NEW YORK — Shares of LaSalle Hotel Properties rose Thursday as the hotel real estate investment trust's second-quarter funds from operations easily beat Wall Street's expectations.
Late Wednesday the Bethesda, Md.-based company reported FFO of 70 cents per share, for the period ended June 30. While that's down from $1.18 per share a year earlier, the performance topped the 58-cents-per-share estimate of analysts polled by Thomson Reuters.
Funds from operations, or FFO, adds such items as amortization and depreciation to net income, and is considered a key measure of strength for REITs because it provides a more accurate picture of cash performance.
Janney's Daniel Donlan said in a client note that the company's hotel earnings before interest, taxes, depreciation and amortization margins held fairly steady on a nearly 16 percent drop in expenses.

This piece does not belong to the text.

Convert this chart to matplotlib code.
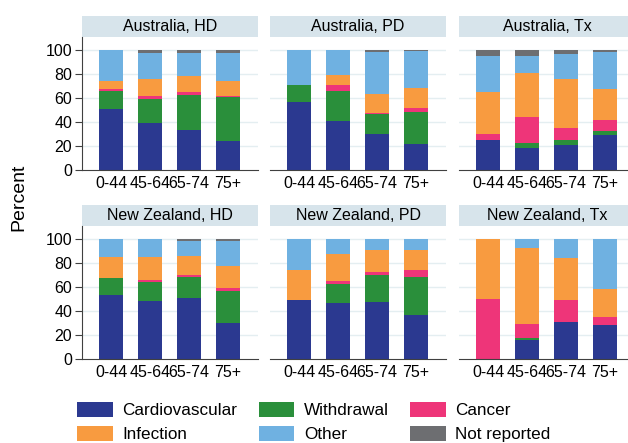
import numpy as np
import matplotlib.pyplot as plt
from matplotlib.patches import Rectangle, Patch

plt.rcParams["font.family"] = ["Liberation Sans", "DejaVu Sans"]

ages = ["0-44", "45-64", "65-74", "75+"]
panels = ["Australia, HD", "Australia, PD", "Australia, Tx",
          "New Zealand, HD", "New Zealand, PD", "New Zealand, Tx"]
causes = ["Cardiovascular", "Withdrawal", "Cancer", "Infection", "Other", "Not reported"]

# percent by panel (rows) and age group (cols)
cardio = [[51.0, 39.0, 33.3, 24.2],
          [56.9, 40.8, 30.0, 21.7],
          [25.0, 18.3, 20.8, 28.9],
          [53.6, 48.3, 50.8, 30.4],
          [49.2, 46.7, 47.5, 37.0],
          [0.0, 15.5, 30.9, 28.7]]
withdrawal = [[15.0, 20.0, 29.2, 36.4],
              [13.9, 25.0, 16.7, 26.6],
              [0.0, 4.2, 4.2, 3.3],
              [13.8, 15.8, 17.7, 26.5],
              [0.0, 15.7, 22.7, 31.5],
              [0.0, 2.2, 0.0, 0.0]]
cancer = [[1.1, 2.5, 2.8, 1.3],
          [0.0, 5.0, 0.8, 3.6],
          [5.0, 21.7, 10.3, 9.5],
          [0.0, 1.6, 1.7, 2.2],
          [0.0, 2.8, 2.2, 5.5],
          [50.0, 11.6, 18.3, 6.1]]
infection = [[7.3, 14.1, 13.0, 12.3],
             [0.0, 8.1, 16.1, 16.7],
             [35.0, 36.6, 40.5, 25.5],
             [17.7, 19.4, 15.4, 18.2],
             [24.8, 22.1, 18.2, 16.6],
             [50.0, 63.0, 34.8, 23.8]]
other = [[25.6, 22.0, 19.5, 23.6],
         [29.2, 21.1, 34.7, 30.6],
         [30.3, 14.5, 21.1, 31.1],
         [14.9, 14.9, 12.5, 20.8],
         [26.0, 12.7, 9.4, 9.4],
         [0.0, 7.7, 16.0, 41.4]]
not_reported = [[0.0, 2.2, 2.2, 2.2],
                [0.0, 0.0, 1.7, 0.8],
                [4.7, 4.7, 3.1, 1.7],
                [0.0, 0.0, 1.9, 1.9],
                [0.0, 0.0, 0.0, 0.0],
                [0.0, 0.0, 0.0, 0.0]]

colors = ["#2b3990", "#2a8f3b", "#ee3579", "#f89b40", "#6fb1e1", "#6d6e71"]
series = [cardio, withdrawal, cancer, infection, other, not_reported]

W, H = 628, 443
fig = plt.figure(figsize=(W / 100, H / 100), dpi=100)

lefts = [82, 270, 459]
bottoms = [170, 359]
pw, ph = 176, 133
x = np.arange(len(ages))

for k, name in enumerate(panels):
    r, c = divmod(k, 3)
    ax = fig.add_axes([lefts[c] / W, (H - bottoms[r]) / H, pw / W, ph / H])
    base = np.zeros(len(ages))
    for vals, col in zip(series, colors):
        v = np.array(vals[k])
        ax.bar(x, v, bottom=base, width=0.62, color=col, linewidth=0, zorder=2)
        base += v
    ax.set_xlim(-0.75, 3.77)
    ax.set_ylim(0, 110.8)
    for g in [20, 40, 60, 80, 100]:
        ax.axhline(g, color="#e4eef1", lw=1.0, zorder=1)
    ax.set_xticks(x)
    ax.set_xticklabels(ages, fontsize=11.5)
    ax.tick_params(axis="x", length=0, pad=4)
    for s in ["top", "right"]:
        ax.spines[s].set_visible(False)
    ax.spines["bottom"].set_color("#404040")
    if c == 0:
        ax.set_yticks([0, 20, 40, 60, 80, 100])
        ax.tick_params(axis="y", labelsize=11.5, length=5, color="#404040", pad=2)
        ax.spines["left"].set_color("#404040")
    else:
        ax.set_yticks([])
        ax.spines["left"].set_visible(False)
    # strip header
    sh = 21 / ph
    ax.add_patch(Rectangle((0, 1.0), 1, sh, transform=ax.transAxes,
                           facecolor="#d7e4eb", edgecolor="none", clip_on=False))
    ax.text(0.5, 1.0 + sh / 2, name, transform=ax.transAxes, ha="center",
            va="center", fontsize=11.5)

fig.text(19 / W, 1 - 197 / H, "Percent", rotation=90, ha="center", va="center", fontsize=14)

# legend, row-major order via column-major handles
order = [0, 3, 1, 4, 2, 5]
handles = [Patch(facecolor=colors[i], edgecolor="none") for i in order]
labels = [causes[i] for i in order]
fig.legend(handles, labels, ncol=3, loc="center left",
           bbox_to_anchor=(65 / W, 1 - 422 / H), frameon=False, fontsize=12.3,
           handlelength=2.1, handleheight=1.0, handletextpad=0.55,
           columnspacing=1.25, labelspacing=0.42, borderpad=0.2)

fig.savefig("out.png", dpi=100)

The analyst also said that demand for upper-upscale hotel rooms may be stabilizing, as LaSalle has experienced smaller declines in monthly revenue per available room for that segment from April through June.
Revenue per available room, known as revpar, is a key gauge of a lodging operator's performance.
Donlan reiterated a "Buy" rating.
LaSalle's stock added $1.20, or 9.5 percent, to $13.88 in afternoon trading. The shares have traded in a 52-week range of $3.57 to $33.